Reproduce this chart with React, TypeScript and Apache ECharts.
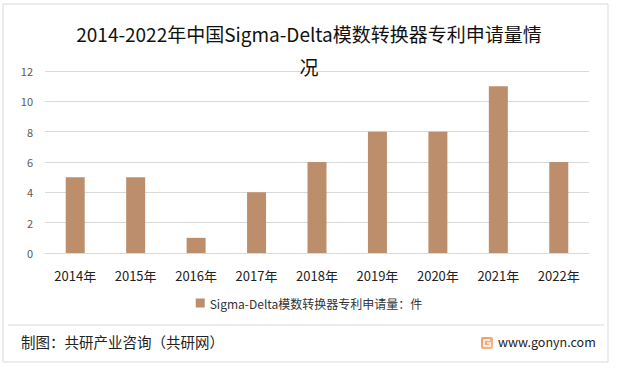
import React, { useEffect, useRef } from "react";
import * as echarts from "echarts";

const categories = ["2014年", "2015年", "2016年", "2017年", "2018年", "2019年", "2020年", "2021年", "2022年"];
const values = [5, 5, 1, 4, 6, 8, 8, 11, 6];
const seriesName = "Sigma-Delta模数转换器专利申请量：件";
const titleText = "2014-2022年中国Sigma-Delta模数转换器专利申请量情\n况";
const sourceText = "制图：共研产业咨询（共研网）";
const siteText = "www.gonyn.com";

export default function App() {
  const ref = useRef<HTMLDivElement>(null);
  useEffect(() => {
    if (!ref.current) return;
    const chart = echarts.init(ref.current, undefined, { renderer: "svg" });
    const font = "'Noto Sans CJK SC', 'Noto Sans', sans-serif";
    chart.setOption({
      animation: false,
      backgroundColor: "#ffffff",
      title: {
        text: titleText,
        left: "center",
        top: 12,
        textStyle: { fontSize: 19, fontWeight: "normal", color: "#111", fontFamily: font, lineHeight: 33 },
      },
      grid: { left: 45, right: 29, top: 71, bottom: 117 },
      legend: {
        bottom: 56,
        left: "center",
        itemWidth: 9,
        itemHeight: 9,
        icon: "rect",
        textStyle: { fontSize: 12, color: "#333", fontFamily: font },
        data: [seriesName],
      },
      xAxis: {
        type: "category",
        data: categories,
        axisLine: { show: true, lineStyle: { color: "#d9d9d9" } },
        axisTick: { show: false },
        axisLabel: { fontSize: 13, color: "#222", margin: 16, fontFamily: font },
      },
      yAxis: {
        type: "value",
        min: 0,
        max: 12,
        interval: 2,
        axisLine: { show: false },
        axisTick: { show: false },
        splitLine: { lineStyle: { color: "#d9d9d9" } },
        axisLabel: { fontSize: 11, color: "#595959", margin: 12, fontFamily: font },
      },
      series: [
        {
          name: seriesName,
          type: "bar",
          data: values,
          barWidth: 19,
          itemStyle: { color: "#BD8E6C" },
        },
      ],
      graphic: [
        {
          type: "rect",
          shape: { x: 3, y: 4, width: 605, height: 358 },
          style: { fill: "none", stroke: "#d9d9d9", lineWidth: 1 },
          silent: true,
        },
        {
          type: "line",
          shape: { x1: 8, y1: 325, x2: 604, y2: 325 },
          style: { stroke: "#d9d9d9", lineWidth: 1 },
        },
        {
          type: "text",
          left: 21,
          top: 334,
          style: { text: sourceText, fontSize: 14.5, fill: "#222", fontFamily: font },
        },
        {
          type: "rect",
          shape: { x: 481, y: 337, width: 12, height: 12, r: 2 },
          style: {
            fill: new echarts.graphic.LinearGradient(0, 0, 1, 1, [
              { offset: 0, color: "#F59B4C" },
              { offset: 1, color: "#F7B8A2" },
            ]),
          },
        },
        {
          type: "polyline",
          shape: { points: [[490, 340], [484, 340], [484, 346], [490, 346], [490, 343], [487, 343]] },
          style: { stroke: "#ffffff", fill: "none", lineWidth: 1.5 },
        },
        {
          type: "text",
          left: 498,
          top: 335,
          style: { text: siteText, fontSize: 12.5, fill: "#222", fontFamily: font },
        },
      ],
    });
    return () => chart.dispose();
  }, []);
  return <div ref={ref} style={{ position: "fixed", left: 0, top: 0, width: 618, height: 370 }} />;
}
━━━━━━━━
**Set exercise:** Leave out the pictures and repeat exactly the lines from the start of the material through the line that contains "import * as", both included.

**Exercise output:**
Reproduce this chart with React, TypeScript and Apache ECharts.
import React, { useEffect, useRef } from "react";
import * as echarts from "echarts";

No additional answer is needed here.